C’est ici évoquer le champ des différences entre les sexes, un sujet qui fâche. Or, toutes les études scientifiques attestent de ces différences. L’on sait aujourd’hui que les garçons ont une meilleure perception de l’espace et de la place qu’y occupent les objets que les filles. Que ces dernières, en revanche, réussissent mieux dans les tâches qui font intervenir le langage. Force physique, vélocité semblent plutôt du côté des garçons, grâce artistique et souplesse du côté des filles. Question : que fait-on ici de ces différences ? Si l’on naît bien homme ou femme la biologie tord ici le cou à la philosophie beauvoirienne l’on ne naît pas, dans l’espèce humaine, dominant ou dominé. L’existence d’une essence masculine ou d’une essence féminine ne saurait donc justifier une situation sociale hiérarchique entre les hommes et les femmes. Qu’il en soit ainsi est affaire de culture, non de nature.
Entrée par la petite porte, en catimini, et sans débat préalable, dans le système français, la mixité scolaire ne saurait être considérée comme un grand principe de la République, au même titre, au même rang, que la laïcité ou l’égalité des chances. La mixité est un outil peut-être d’abord pédagogique dont la légitimité dépend de l’efficacité. Mais à quoi sert-il exactement, cet outil ? Que vise-t-on avec lui ? Un meilleur épanouissement des individus ? De meilleures performances de la part des élèves ?
Mixité-égalité : voilà bien la confusion sémantique par excellence. N’a-t-on pas longtemps pensé que la première engendrait nécessairement la seconde ?

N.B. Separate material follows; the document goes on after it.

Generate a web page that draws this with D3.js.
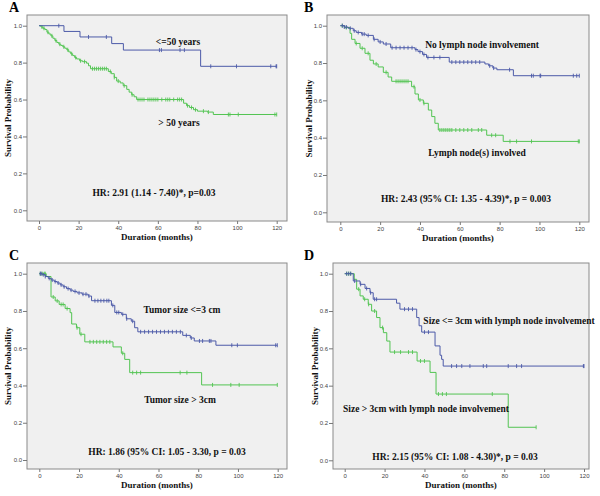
<!DOCTYPE html>
<html><head><meta charset="utf-8">
<script src="https://cdn.jsdelivr.net/npm/d3@7"></script>
<style>body{margin:0;background:#fff}svg{display:block}</style>
</head><body>
<svg id="c" width="600" height="496"></svg>
<script>
// ---------- DATA ----------
const xTicks = [0, 20, 40, 60, 80, 100, 120];
const yTicks = [0.0, 0.2, 0.4, 0.6, 0.8, 1.0];
const panelLetters = ["A", "B", "C", "D"];
const xTitle = "Duration (months)";
const yTitle = "Survival Probability";

// Panel A
const aBlueSteps = [[0,1],[12.6,0.969],[20.7,0.939],[36.7,0.903],[42.6,0.868],[81.6,0.78]];
const aBlueCensor = [10,25,34,60.8,61.8,71.2,73.4,86.7,99.7,117,119.7,120];
const aGreenSteps = [[0,1],[1,0.993],[2,0.986],[3,0.979],[4,0.965],[5,0.955],[6,0.945],[7,0.932],[8,0.92],[9,0.909],[10,0.9],[11,0.893],[12,0.886],[13,0.878],[14,0.87],[15,0.858],[16,0.848],[17,0.838],[18,0.828],[19,0.82],[20.5,0.81],[22,0.805],[24,0.797],[25,0.783],[26,0.767],[35,0.752],[36.5,0.74],[38,0.72],[39.2,0.7],[41,0.69],[42.5,0.675],[44.3,0.655],[45.5,0.64],[46.8,0.626],[48,0.615],[49.3,0.6],[73,0.58],[74.5,0.567],[76,0.557],[78,0.545],[80,0.537],[85,0.532],[88,0.519]];
const aGreenCensor = [1.5,2.5,4.5,6.5,8.5,10.5,12.5,14.5,16.5,18.5,21,23,27,28,29,30,31,32,33,34,36,38,40,43,47,50,51,52,53,55,56,57,58,59,60,62,64,65,66,68,70,71,72,75,77,79,83,85.5,95.6,96.4,100.6,119.1,120];
const aLabels = ["<=50 years", "> 50 years", "HR: 2.91 (1.14 - 7.40)*, p=0.03"];

// Panel B
const bBlueSteps = [[0,1],[2,0.993],[4,0.986],[6.5,0.973],[8,0.964],[10.7,0.955],[13,0.948],[16.6,0.927],[19,0.913],[21.6,0.902],[25.3,0.882],[37.5,0.872],[39,0.861],[41.3,0.846],[43.3,0.83],[54.7,0.805],[72.6,0.795],[74.5,0.785],[76.6,0.773],[78.6,0.764],[86.9,0.732]];
const bBlueCensor = [1,2,3,5,7,9,11,12,14,17,20,23,26,28,30,32,34,36,38,40,42,44,47,50,56,58,60,62,64,66,68,70,75,77,85,96,96.9,100.3,100.6,117,118.7,120];
const bGreenSteps = [[0,1],[2,0.99],[4.9,0.959],[5.7,0.927],[7.4,0.905],[9.9,0.879],[12.4,0.852],[14.9,0.815],[16.6,0.795],[19,0.779],[21.6,0.75],[24,0.725],[25.8,0.702],[35.8,0.673],[37.5,0.634],[39.2,0.602],[41.7,0.584],[44.2,0.548],[45.9,0.513],[47.5,0.477],[49.2,0.441],[73.5,0.413],[81.8,0.38]];
const bGreenCensor = [1,3,8,11,14,18,23,28,29,30,31,32,33,34,37,40,42,50,51,52,53,54,55,56,58,60,62,64,66,69.3,71,76,78,85.2,88.5,96,119.5,120];
const bLabels = ["No lymph node involvement", "Lymph node(s) involved", "HR: 2.43 (95% CI: 1.35 - 4.39)*, p = 0.003"];

// Panel C
const cBlueSteps = [[0,1],[1.5,0.995],[3,0.985],[4.5,0.975],[6,0.966],[7.5,0.958],[9,0.95],[10.5,0.94],[12,0.93],[13.7,0.92],[15.5,0.912],[17,0.905],[19,0.897],[21.5,0.89],[24.6,0.88],[26.3,0.855],[36.3,0.83],[38,0.792],[41.3,0.782],[43.8,0.758],[46.3,0.745],[48,0.71],[49.6,0.688],[72.2,0.669],[76,0.655],[78,0.639],[88.9,0.616]];
const cBlueCensor = [0.5,1,2,3,5,6.5,8,9.5,11,12.5,14.5,16,18,20,22,23.5,25,28,29.5,31,32.5,34,35,37,39,40,42,44,47,51,53,55,57,59,61,63,65,67,69,71,74,76.5,80.6,82.2,85.6,86.4,96.9,99.7,119,119.8];
const cGreenSteps = [[0,1],[3.5,0.985],[5.9,0.875],[8,0.854],[10,0.835],[13,0.813],[15.5,0.791],[16.3,0.73],[18.7,0.71],[20.4,0.675],[22.9,0.634],[37.1,0.607],[41.3,0.573],[43,0.54],[45.5,0.469],[81.7,0.403]];
const cGreenCensor = [0.5,1.5,2.5,3,7,9,11,12,14,19,21,25.5,27.2,28.9,30.5,32.2,33.9,35.5,42,47,49,51,70.9,74.3,87.2,96.4,100.6,119.8];
const cLabels = ["Tumor size <=3 cm", "Tumor size > 3cm", "HR: 1.86 (95% CI: 1.05 - 3.30, p = 0.03"];

// Panel D
const dBlueSteps = [[0,1],[4.3,0.961],[7.7,0.943],[10.2,0.921],[12.7,0.898],[14.3,0.863],[26,0.842],[27.7,0.81],[36.1,0.765],[37.3,0.721],[38.6,0.687],[45.3,0.613],[47.8,0.563],[48.6,0.541],[49.4,0.505]];
const dBlueCensor = [1,2,3,5,8,11,13,15,16,30,32,34,40,42,53.6,56.1,58.7,62.8,69.5,71.2,82,86.2,88.7,119.7,120];
const dGreenSteps = [[0,1],[4.8,0.97],[6,0.917],[7.7,0.881],[9.3,0.863],[11.8,0.836],[13.5,0.8],[16,0.765],[17.7,0.711],[19.4,0.684],[21.1,0.639],[22.7,0.58],[36.3,0.532],[42.8,0.471],[45.8,0.355],[82,0.177]];
const dGreenCensor = [1,2,3,7,10,12,15,19,25,28,32,34,38,40,47,49,51,74,96];
const dLabels = ["Size <= 3cm with lymph node involvement", "Size > 3cm with lymph node involvement", "HR: 2.15 (95% CI: 1.08 - 4.30)*, p = 0.03"];

// ---------- LAYOUT ----------
const BLUE = "#4c5aa8", GREEN = "#52c452";
const layouts = [
  {box:[27,15,287,221], xr:[39,276.7], yr:[210.3,25.7], letter:[9,12], ytx:7, lab:[[178,45],[179,126],[154,196]]},
  {box:[327,15,589,222], xr:[340.3,579.3], yr:[212.3,25.7], letter:[304,12], ytx:308, lab:[[482,48],[477,156],[466,202]]},
  {box:[27,263,287,469], xr:[39.3,277.7], yr:[460,273.7], letter:[9,260], ytx:7, lab:[[182,313],[180,403],[167,455]]},
  {box:[333,263,589,469], xr:[344.7,584], yr:[460.3,273.7], letter:[304,260], ytx:314, lab:[[509,324],[426,412],[455,460]]}
];
const panels = [
  {blue:[aBlueSteps,aBlueCensor], green:[aGreenSteps,aGreenCensor], labels:aLabels},
  {blue:[bBlueSteps,bBlueCensor], green:[bGreenSteps,bGreenCensor], labels:bLabels},
  {blue:[cBlueSteps,cBlueCensor], green:[cGreenSteps,cGreenCensor], labels:cLabels},
  {blue:[dBlueSteps,dBlueCensor], green:[dGreenSteps,dGreenCensor], labels:dLabels}
];

const svg = d3.select("#c");
const SERIF = "'Liberation Serif','Times New Roman',serif";
const SANS = "'Liberation Sans',Arial,sans-serif";

panels.forEach((p, i) => {
  const L = layouts[i];
  const [bx0, by0, bx1, by1] = L.box;
  const g = svg.append("g");
  const x = d3.scaleLinear().domain([0,120]).range(L.xr);
  const y = d3.scaleLinear().domain([0,1]).range(L.yr);

  g.append("rect").attr("x", bx0).attr("y", by0).attr("width", bx1-bx0).attr("height", by1-by0)
    .attr("fill", "#f0f0f0").attr("stroke", "#8a8a8a").attr("stroke-width", 1);

  const ya = g.append("g").attr("transform", `translate(${bx0},0)`)
    .call(d3.axisLeft(y).tickValues(yTicks).tickFormat(d3.format(".1f")).tickSize(4).tickPadding(1));
  const xa = g.append("g").attr("transform", `translate(0,${by1})`)
    .call(d3.axisBottom(x).tickValues(xTicks).tickSize(3).tickPadding(1.5));
  [ya, xa].forEach(a => {
    a.select(".domain").remove();
    a.selectAll("line").attr("stroke", "#777");
    a.selectAll("text").attr("font-family", SANS).attr("font-size", 6).attr("fill", "#444");
  });

  [[p.green, GREEN], [p.blue, BLUE]].forEach(([[steps, cens], col]) => {
    const end = Math.max(steps[steps.length-1][0], d3.max(cens));
    const pts = steps.concat([[end, steps[steps.length-1][1]]]);
    g.append("path").datum(pts)
      .attr("d", d3.line().x(d => x(d[0])).y(d => y(d[1])).curve(d3.curveStepAfter))
      .attr("fill", "none").attr("stroke", col).attr("stroke-width", 1);
    const bis = d3.bisector(d => d[0]).right;
    g.selectAll(null).data(cens).enter().append("line")
      .attr("x1", d => x(d)).attr("x2", d => x(d))
      .attr("y1", d => y(steps[bis(steps, d) - 1][1]) - 2)
      .attr("y2", d => y(steps[bis(steps, d) - 1][1]) + 2)
      .attr("stroke", col).attr("stroke-width", 0.9);
  });

  p.labels.forEach((t, k) => {
    g.append("text").attr("x", L.lab[k][0]).attr("y", L.lab[k][1]).attr("text-anchor", "middle")
      .attr("font-family", SERIF).attr("font-weight", "bold").attr("font-size", 9.5).attr("fill", "#111").text(t);
  });

  g.append("text").attr("x", (bx0+bx1)/2).attr("y", by1 + 18.5).attr("text-anchor", "middle")
    .attr("font-family", SERIF).attr("font-weight", "bold").attr("font-size", 9).attr("fill", "#111").text(xTitle);
  g.append("text").attr("transform", `translate(${L.ytx + 3.5},${(by0+by1)/2}) rotate(-90)`).attr("text-anchor", "middle")
    .attr("font-family", SERIF).attr("font-weight", "bold").attr("font-size", 9).attr("fill", "#111").text(yTitle);
  g.append("text").attr("x", L.letter[0]).attr("y", L.letter[1])
    .attr("font-family", SERIF).attr("font-weight", "bold").attr("font-size", 14).attr("fill", "#000").text(panelLetters[i]);
});
</script>
</body></html>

Mixité-respect : voilà bien une autre association majeure. N’a-t-on pas longtemps affirmé que la fréquentation des sexes, amenant leur connaissance mutuelle, apaiserait leurs rapports ?
Mixité-émulation : encore une évidence énoncée. N’a-t-on pas longtemps soutenu que la coexistence des sexes permettrait à l’un et à l’autre de se transcender ?
Les faits démentent toutes ces associations. Il faut donc en finir avec la mixité « bonne à tout faire ». La coéducation ne porte pas en elle-même tous les bienfaits. C’est pourquoi nous suggérons un usage prudent de l’outil. Si la règle de la mixité dans l’enseignement primaire et au lycée ne doit pas être remise en question il conviendrait même de l’étendre là où elle n’existe toujours pas, dans la cour de récréation des écoles, par exemple n’est-elle pas à atténuer au collège, là où dans les petites classes (6e, 5e) l’avance de « maturité » des filles peut contrarier l’avance scolaire des garçons ? Pourquoi ne pas la rendre optionnelle, permettre le temps d’une année scolaire, à des garçons et filles volontaires, de faire le choix de la séparation ?
Chacun aura compris que le véritable combat pour demain est celui de l’égalité réelle des chances entre garçons et filles, à l’école bien sûr, mais aussi dans la vie sociale et professionnelle. Chacun aura compris que ce dont il est vraiment question pour l’école, c’est la réalisation de l’apprentissage des valeurs de respect, de tolérance, la préparation du bien-vivre ensemble. (Le Figaro)
* Sociologue au CNRS, auteur de l’ouvrage Les Pièges de la mixité scolaire venant de paraître aux Presses de la Renaissance.